- GIVEN TASK:
Copy exactly, and only, the lines below from the first through the one containing "y_tick_text = [str(v) for v in y_tick_vals]", both included; pictures are omitted.

- DATA SEGMENT:
begin
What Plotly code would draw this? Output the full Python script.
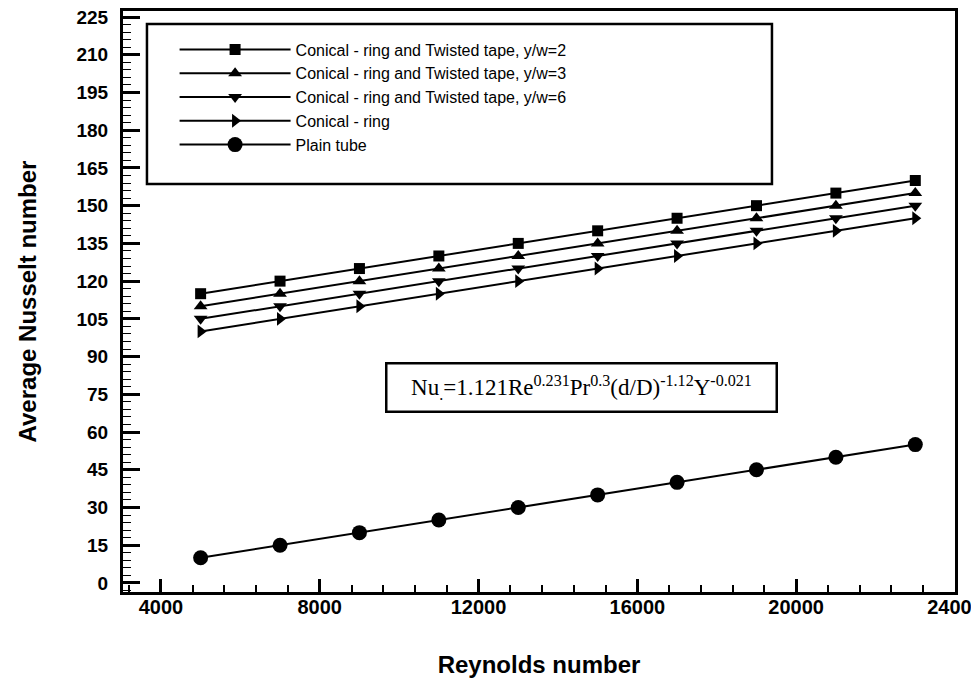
import plotly.graph_objects as go

# ---------------- data ----------------
reynolds = [5000, 7000, 9000, 11000, 13000, 15000, 17000, 19000, 21000, 23000]
nu_tape_yw2 = [115, 120, 125, 130, 135, 140, 145, 150, 155, 160]
nu_tape_yw3 = [110, 115, 120, 125, 130, 135, 140, 145, 150, 155]
nu_tape_yw6 = [105, 110, 115, 120, 125, 130, 135, 140, 145, 150]
nu_ring = [100, 105, 110, 115, 120, 125, 130, 135, 140, 145]
nu_plain = [10, 15, 20, 25, 30, 35, 40, 45, 50, 55]

series_names = [
    "Conical - ring and Twisted tape, y/w=2",
    "Conical - ring and Twisted tape, y/w=3",
    "Conical - ring and Twisted tape, y/w=6",
    "Conical - ring",
    "Plain tube",
]
series_values = [nu_tape_yw2, nu_tape_yw3, nu_tape_yw6, nu_ring, nu_plain]
series_symbols = ["square", "triangle-up", "triangle-down", "triangle-right", "circle"]
series_sizes = [11, 12, 12, 12, 15]

x_tick_vals = [4000, 8000, 12000, 16000, 20000, 24000]
x_tick_text = ["4000", "8000", "12000", "16000", "20000", "24000"]
y_tick_vals = [0, 15, 30, 45, 60, 75, 90, 105, 120, 135, 150, 165, 180, 195, 210, 225]
y_tick_text = [str(v) for v in y_tick_vals]

# ---------------- figure ----------------
fig = go.Figure()
for name, vals, sym, sz in zip(series_names, series_values, series_symbols, series_sizes):
    fig.add_trace(go.Scatter(
        x=reynolds, y=vals, name=name, mode="lines+markers",
        line=dict(color="black", width=2),
        marker=dict(symbol=sym, size=sz, color="black", line=dict(width=0)),
    ))

sans = "Liberation Sans, Arial, sans-serif"

# the page body adds an 8px offset, so the figure is 8px smaller and shifted
fig.update_layout(
    template="none",
    width=971, height=671,
    margin=dict(l=115, r=24, t=3, b=87, autoexpand=False),
    paper_bgcolor="white", plot_bgcolor="white",
    font=dict(family=sans, color="black"),
    showlegend=True,
    legend=dict(
        x=0.062, y=0.963, xanchor="left", yanchor="top",
        bgcolor="rgba(0,0,0,0)", borderwidth=0,
        font=dict(family=sans, size=16, color="black"),
        itemwidth=111,
    ),
)

fig.update_xaxes(
    range=[3045, 24000], automargin=False,
    tickmode="array", tickvals=x_tick_vals, ticktext=x_tick_text,
    ticks="inside", ticklen=13, tickwidth=2.5, tickcolor="black",
    showline=True, linewidth=3, linecolor="black", mirror=True,
    showgrid=False, zeroline=False,
    tickfont=dict(family=sans, size=20, color="black", weight="bold"),
    ticklabelstandoff=-5, ticklabeloverflow="allow",
    minor=dict(ticks="inside", ticklen=7, tickwidth=1.5, tickcolor="black",
               tick0=4000, dtick=800, showgrid=False),
    title=dict(text="Reynolds number", standoff=40,
               font=dict(family=sans, size=24, color="black", weight="bold")),
)

fig.update_yaxes(
    range=[-3.6, 227.4], automargin=False,
    tickmode="array", tickvals=y_tick_vals, ticktext=y_tick_text,
    ticks="inside", ticklen=17, tickwidth=2.5, tickcolor="black",
    showline=True, linewidth=3, linecolor="black", mirror=True,
    showgrid=False, zeroline=False,
    tickfont=dict(family=sans, size=19, color="black", weight="bold"),
    ticklabelstandoff=8, ticklabeloverflow="allow",
    minor=dict(ticks="inside", ticklen=8, tickwidth=1.2, tickcolor="black",
               tick0=0, dtick=3, showgrid=False),
    title=dict(text="Average Nusselt number", standoff=34,
               font=dict(family=sans, size=24, color="black", weight="bold")),
)

# legend frame
fig.add_shape(type="rect", xref="paper", yref="paper",
              x0=0.0288, x1=0.780, y0=0.7022, y1=0.9776,
              line=dict(color="black", width=2.5), fillcolor="rgba(0,0,0,0)")

# correlation box
fig.add_annotation(
    xref="paper", yref="paper", x=0.5505, y=0.352,
    xanchor="center", yanchor="middle", showarrow=False,
    text="Nu<sub>.</sub>=1.121Re<sup>0.231</sup>Pr<sup>0.3</sup>(d/D)<sup>-1.12</sup>Y<sup>-0.021</sup>",
    font=dict(family="Liberation Serif, Times New Roman, serif", size=23, color="black"),
    bordercolor="black", borderwidth=2.5, borderpad=1, bgcolor="white",
    width=386, height=44,
)

fig.write_html("out.html")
end
- RESULT BELOW:
What Plotly code would draw this? Output the full Python script.
import plotly.graph_objects as go

# ---------------- data ----------------
reynolds = [5000, 7000, 9000, 11000, 13000, 15000, 17000, 19000, 21000, 23000]
nu_tape_yw2 = [115, 120, 125, 130, 135, 140, 145, 150, 155, 160]
nu_tape_yw3 = [110, 115, 120, 125, 130, 135, 140, 145, 150, 155]
nu_tape_yw6 = [105, 110, 115, 120, 125, 130, 135, 140, 145, 150]
nu_ring = [100, 105, 110, 115, 120, 125, 130, 135, 140, 145]
nu_plain = [10, 15, 20, 25, 30, 35, 40, 45, 50, 55]

series_names = [
    "Conical - ring and Twisted tape, y/w=2",
    "Conical - ring and Twisted tape, y/w=3",
    "Conical - ring and Twisted tape, y/w=6",
    "Conical - ring",
    "Plain tube",
]
series_values = [nu_tape_yw2, nu_tape_yw3, nu_tape_yw6, nu_ring, nu_plain]
series_symbols = ["square", "triangle-up", "triangle-down", "triangle-right", "circle"]
series_sizes = [11, 12, 12, 12, 15]

x_tick_vals = [4000, 8000, 12000, 16000, 20000, 24000]
x_tick_text = ["4000", "8000", "12000", "16000", "20000", "24000"]
y_tick_vals = [0, 15, 30, 45, 60, 75, 90, 105, 120, 135, 150, 165, 180, 195, 210, 225]
y_tick_text = [str(v) for v in y_tick_vals]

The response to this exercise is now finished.